[Given records]:

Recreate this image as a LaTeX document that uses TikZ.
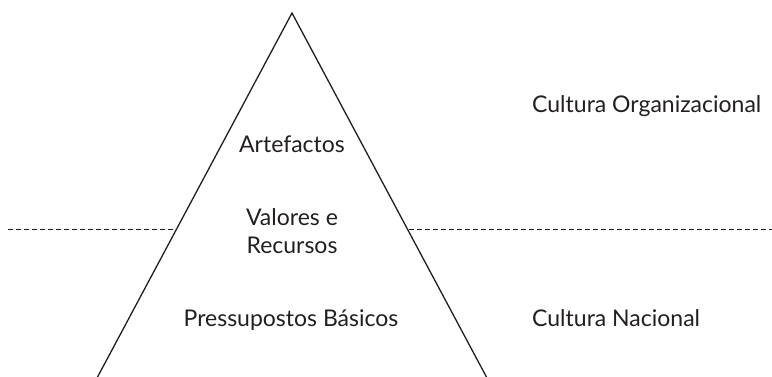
\documentclass[tikz,border=0pt]{standalone}
\usepackage{fontspec}
\setmainfont{Lato}
\definecolor{ink}{HTML}{231F20}
\begin{document}
\begin{tikzpicture}[x=1pt,y=-1pt,
  lbl/.style={text=ink,font=\fontsize{23}{28}\selectfont,inner sep=0pt,anchor=base},
  edge/.style={draw=ink,line width=1.3pt},
  sep/.style={draw=ink,line width=0.9pt,dash pattern=on 4.5pt off 3.5pt}]
\useasboundingbox (0,0) rectangle (772,376);
\coordinate (apex) at (292,13);
\coordinate (bl) at (97,378);
\coordinate (br) at (487,378);
\draw[edge] (bl) -- (apex) -- (br);
\coordinate (dl) at (8,229);
\coordinate (dlt) at (176,229);
\coordinate (drt) at (409,229);
\coordinate (dr) at (772,229);
\draw[sep] (dl) -- (dlt);
\draw[sep] (drt) -- (dr);
\node[lbl] (art) at (292,152) {Artefactos};
\node[lbl] (val) at (292,225) {Valores e};
\node[lbl] (rec) at (292,253) {Recursos};
\node[lbl] (pre) at (291,326) {Pressupostos Básicos};
\node[lbl,anchor=base west] (org) at (532,112) {Cultura Organizacional};
\node[lbl,anchor=base west] (nac) at (532,326) {Cultura Nacional};
\end{tikzpicture}
\end{document}
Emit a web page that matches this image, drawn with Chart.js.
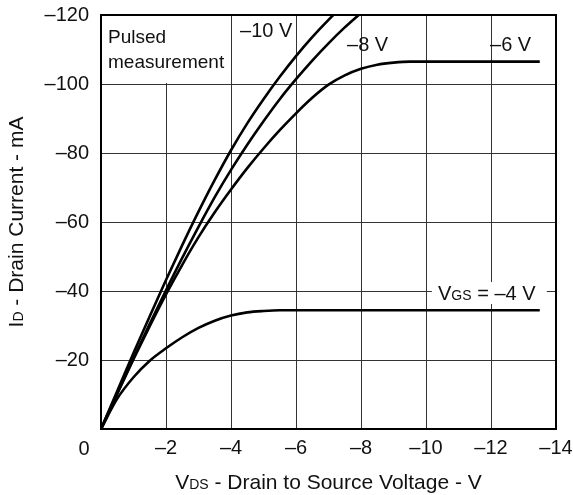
<!DOCTYPE html>
<html>
<head>
<meta charset="utf-8">
<script src="https://cdn.jsdelivr.net/npm/chart.js@4/dist/chart.umd.min.js"></script>
<style>
  html, body { margin: 0; padding: 0; background: #fff; }
  #wrap { width: 573px; height: 495px; }
</style>
</head>
<body>
<div id="wrap"><canvas id="ids"></canvas></div>
<script>
// V_DS (V) and I_D (mA)
const vds10 = [0, -0.5, -1, -1.5, -2, -2.5, -3, -3.5, -4, -4.5, -5, -5.5, -6, -6.5, -7, -7.5]
const id10 = [0, -11, -22, -32.7, -43.2, -53.3, -63, -72.2, -80.8, -88.6, -95.6, -102.1, -108.1, -113.6, -118.6, -123.2]

const vds8 = [0, -0.5, -1, -1.5, -2, -2.5, -3, -3.5, -4, -4.5, -5, -5.5, -6, -6.5, -7, -7.5, -8]
const id8 = [0, -10.3, -20.5, -30.5, -40.2, -49.6, -58.6, -67.2, -75.1, -82.4, -89.2, -95.6, -101.4, -106.8, -111.8, -116.4, -120.6]

const vds6 = [0, -0.5, -1, -1.5, -2, -2.5, -3, -3.5, -4, -4.5, -5, -5.5, -6, -6.5, -7, -7.5, -8, -8.5, -9, -9.5, -13.5]
const id6 = [0, -10.2, -20.2, -29.8, -39, -47.6, -55.6, -62.8, -69.4, -75.6, -81.3, -86.6, -91.5, -96, -99.8, -102.5, -104.4, -105.6, -106.2, -106.5, -106.5]

const vds4 = [0, -0.5, -1, -1.5, -2, -2.5, -3, -3.5, -4, -4.5, -5, -5.5, -6, -13.5]
const id4 = [0, -8.8, -15, -19.8, -23.4, -26.6, -29.3, -31.4, -32.9, -33.8, -34.2, -34.4, -34.4, -34.4]

const xTicks = [0, -2, -4, -6, -8, -10, -12, -14]
const yTicks = [-20, -40, -60, -80, -100, -120]

const FONT = "'Liberation Sans', Arial, sans-serif"
const dash = v => (v === 0 ? '0' : '\u2013' + Math.abs(v))

const pts = (xs, ys) => xs.map((x, i) => ({ x: x, y: ys[i] }))
const curve = (label, xs, ys) => ({
  label: label,
  data: pts(xs, ys),
  borderColor: '#000',
  borderWidth: 2.6,
  pointRadius: 0,
  fill: false,
  cubicInterpolationMode: 'monotone',
})

// text with a smaller subscript part, e.g. V + DS
function subText(ctx, parts, x, y, align) {
  let w = 0
  parts.forEach(p => { ctx.font = p[1] + 'px ' + FONT; w += ctx.measureText(p[0]).width })
  let cx = align === 'center' ? x - w / 2 : x
  ctx.textAlign = 'left'
  parts.forEach(p => {
    ctx.font = p[1] + 'px ' + FONT
    ctx.fillText(p[0], cx, y)
    cx += ctx.measureText(p[0]).width
  })
}

// labels may hang over the plot edges, like in the print
const noOverhang = s => {
  s.paddingTop = 0
  s.paddingBottom = 0
  s.paddingLeft = 0
  s.paddingRight = 0
}

const notes = {
  id: 'notes',
  beforeDatasetsDraw(chart) {
    const { ctx, chartArea: a, scales: { x, y } } = chart
    ctx.save()
    ctx.fillStyle = '#fff'
    // box behind "Pulsed measurement"
    ctx.fillRect(a.left, a.top, x.getPixelForValue(-3.95) - a.left, y.getPixelForValue(-100.3) - a.top)
    // box behind the V_GS label
    ctx.fillRect(x.getPixelForValue(-10.18), y.getPixelForValue(-42.6), 115, 22)
    ctx.restore()
  },
  afterDraw(chart) {
    const { ctx, chartArea: a, scales: { x, y } } = chart
    ctx.save()
    // frame
    ctx.strokeStyle = '#000'
    ctx.lineWidth = 2
    ctx.strokeRect(a.left, a.top, a.right - a.left, a.bottom - a.top)

    ctx.fillStyle = '#111'
    ctx.textBaseline = 'middle'
    ctx.textAlign = 'left'
    ctx.font = '19px ' + FONT
    ctx.fillText('Pulsed', a.left + 7, a.top + 23)
    ctx.fillText('measurement', a.left + 7, a.top + 48)

    ctx.font = '20px ' + FONT
    ctx.fillText('\u201310 V', x.getPixelForValue(-4.28), y.getPixelForValue(-115.1))
    ctx.fillText('\u20138 V', x.getPixelForValue(-7.57), y.getPixelForValue(-111.3))
    ctx.fillText('\u20136 V', x.getPixelForValue(-11.97), y.getPixelForValue(-111.3))

    ctx.textBaseline = 'alphabetic'
    const gy = y.getPixelForValue(-39.4) + 7
    subText(ctx, [['V', 20], ['GS', 14], [' = \u20134 V', 20]], x.getPixelForValue(-10.37), gy, 'left')

    // origin label, set apart from the axis
    ctx.font = '20px ' + FONT
    ctx.textAlign = 'center'
    ctx.fillText('0', a.left - 17, a.bottom + 26)

    // axis titles
    subText(ctx, [['V', 21], ['DS', 14], [' - Drain to Source Voltage - V', 21]], (a.left + a.right) / 2, 489, 'center')
    ctx.translate(23, (a.top + a.bottom) / 2)
    ctx.rotate(-Math.PI / 2)
    subText(ctx, [['I', 21], ['D', 14], [' - Drain Current - mA', 21]], 0, 0, 'center')
    ctx.restore()
  },
}

const cfg = {
  type: 'line',
  data: {
    datasets: [
      curve('\u201310 V', vds10, id10),
      curve('\u20138 V', vds8, id8),
      curve('\u20136 V', vds6, id6),
      curve('\u20134 V', vds4, id4),
    ],
  },
  options: {
    responsive: true,
    maintainAspectRatio: false,
    animation: false,
    layout: { padding: { top: 15, right: 17, left: 0, bottom: 0 } },
    plugins: { legend: { display: false }, tooltip: { enabled: false } },
    scales: {
      x: {
        type: 'linear',
        reverse: true,
        min: -14,
        max: 0,
        afterBuildTicks: s => { s.ticks = xTicks.map(v => ({ value: v })) },
        afterFit: s => { s.height = 66; noOverhang(s) },
        ticks: {
          color: '#111',
          padding: 7,
          font: { family: FONT, size: 20 },
          callback: v => (v === 0 ? '' : dash(v)),
        },
        grid: { color: '#333', lineWidth: 1, drawTicks: false },
        border: { display: false },
      },
      y: {
        type: 'linear',
        reverse: true,
        min: -120,
        max: 0,
        afterBuildTicks: s => { s.ticks = [0].concat(yTicks).map(v => ({ value: v })) },
        afterFit: s => { s.width = 101; noOverhang(s) },
        ticks: {
          color: '#111',
          padding: 12,
          font: { family: FONT, size: 20 },
          callback: v => (v === 0 ? '' : dash(v)),
        },
        grid: { color: '#333', lineWidth: 1, drawTicks: false },
        border: { display: false },
      },
    },
  },
  plugins: [notes],
}

new Chart(document.getElementById('ids'), cfg)
</script>
</body>
</html>
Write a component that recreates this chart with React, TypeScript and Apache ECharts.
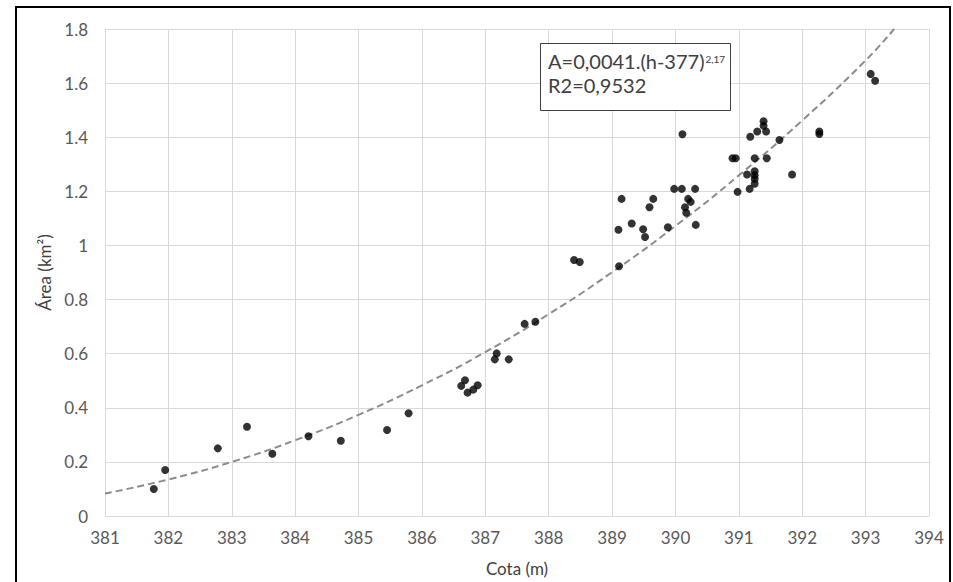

[Challenge]: Begin with the line that contains "Emit a web page" and end with the line that contains "-111.8, -116.4, -120.6]"; write out both and all lines between exactly, but no pictures.

[The solution]:
Emit a web page that matches this image, drawn with Chart.js.
<!DOCTYPE html>
<html>
<head>
<meta charset="utf-8">
<script src="https://cdn.jsdelivr.net/npm/chart.js@4/dist/chart.umd.min.js"></script>
<style>
  html, body { margin: 0; padding: 0; background: #fff; }
  #wrap { width: 573px; height: 495px; }
</style>
</head>
<body>
<div id="wrap"><canvas id="ids"></canvas></div>
<script>
// V_DS (V) and I_D (mA)
const vds10 = [0, -0.5, -1, -1.5, -2, -2.5, -3, -3.5, -4, -4.5, -5, -5.5, -6, -6.5, -7, -7.5]
const id10 = [0, -11, -22, -32.7, -43.2, -53.3, -63, -72.2, -80.8, -88.6, -95.6, -102.1, -108.1, -113.6, -118.6, -123.2]

const vds8 = [0, -0.5, -1, -1.5, -2, -2.5, -3, -3.5, -4, -4.5, -5, -5.5, -6, -6.5, -7, -7.5, -8]
const id8 = [0, -10.3, -20.5, -30.5, -40.2, -49.6, -58.6, -67.2, -75.1, -82.4, -89.2, -95.6, -101.4, -106.8, -111.8, -116.4, -120.6]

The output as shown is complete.